2025年2月25日(火)

脱「ゼロリスク信仰」へのススメ

2025年1月29日

見えるトランプ氏とケネディ氏の存在

 すると、残る可能性は、2024年11月にトランプ氏がロバート・F・ケネディ・ジュニア氏を保健福祉省長官に内定したことだ。このニュースをきっかけにしてケネディ氏が赤色3号を禁止するのではないかという噂が広まり、関連企業の株価が一時的に下落した。ケネディ氏の長官就任は議会が承認すれば実現する。

 ケネディ氏は長年にわたり、ワクチンの安全性や有効性に対して懐疑的な立場を取り、特に自閉症との関連性を主張して、反ワクチン運動を展開してきた。食品添加物に対しても非常に批判的な立場を取り、着色料が子どもたちにADHDを引き起こすと繰り返し主張してきたのだ。

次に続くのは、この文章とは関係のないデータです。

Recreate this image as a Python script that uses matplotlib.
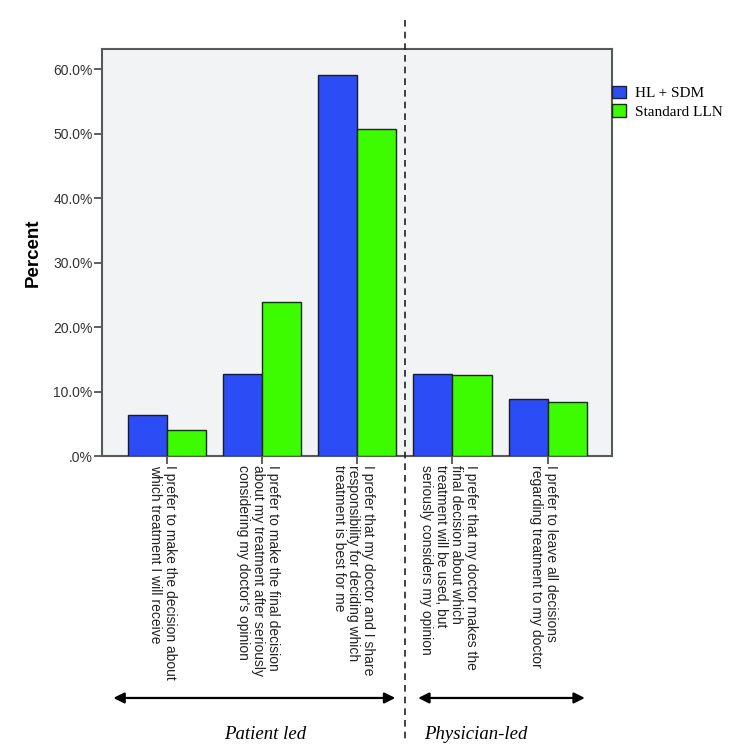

 さらに、GRAS物質を見直すことも主張している。GRAS物質はFDAの審査を受けずに添加物として市場に出回ることを可能にする制度であり、許認可の「抜け穴」をふさぐために審査を厳格化するとしているのだ。

 トランプ氏は「アメリカを再び偉大にする(MAGA)」という公約を掲げているが、ケネディ氏はこれをもじって「アメリカを再び健康にする(MAHA)」という公約を掲げて、添加物やワクチンの規制強化を主張している。トランプ氏は、選挙で直接選ばれていない官僚、高級公務員、行政職員のネットワークがトランプ氏の政策に反対して情報を操り、アメリカの政治を牛耳っていると主張し、これを闇の政府「ディープステート」と呼んでいる。

 そのような官僚を排除するとして、大統領就任後、直ちに高級官僚の大量解雇が始まった。特に問題が大きいのは、議会乱入事件などの容疑でトランプ大統領を起訴した捜査に関わった職員を解雇するという「粛清人事」を断行したことだ。

 問題はさらに発展して、FDAはじめ保健福祉省傘下の機関による報道発表やSNSをすべて止めたのだ。今後、大統領が任命する担当者が情報の内容を検討して、政権の意向に沿うものだけを発信するという。

 ロシアや中国などの強権主義国家と同じ手法を取り入れたことは信じられないが、それはトランプ氏が宣言していたことである。FDAがこのような状況を予見して、赤色3号の使用を「自主的に」禁止したというのが真相だろう。

疑問符が付く消費者庁の対応

 食品の安全は科学で判断することが世界基準である。しかし、リスク管理策を作るときには、民意や社会経済状況など様々な要素を勘案することになる。特に重要な要素は安心対策であり、そのために科学的な根拠を超えた過剰な対策を実施することがある。

 例えば、米国はPFASについて各国とはけた違いに厳しい水道水基準を実施した。今回の赤色3号の禁止はそのような安心対策でさえなく、単なるケネディ保健福祉省長官とトランプ大統領への忖度である。

 「米国が禁止した」という事実だけ見て、日本でも禁止すべきという意見がある。そのような主張に科学的な根拠があるのか、厳しく検証する必要がある。

 日本の消費者庁の対応にも疑問がある。「食用赤色3号のQ&A」には、「米国における決定の内容を精査し、米国以外の諸外国における動向なども踏まえ、科学的な見地から食用赤色3号の食品添加物としての使用について検討していく予定」と記載しているのだ。

 FDA自身が「禁止措置は安全性とは無関係」と明言しているのだから、改めて「食品添加物としての使用について検討」する必要はないはずである。にもかかわらず、あえて検討を明言したことが、安全に対する不安を呼ばないことを望む。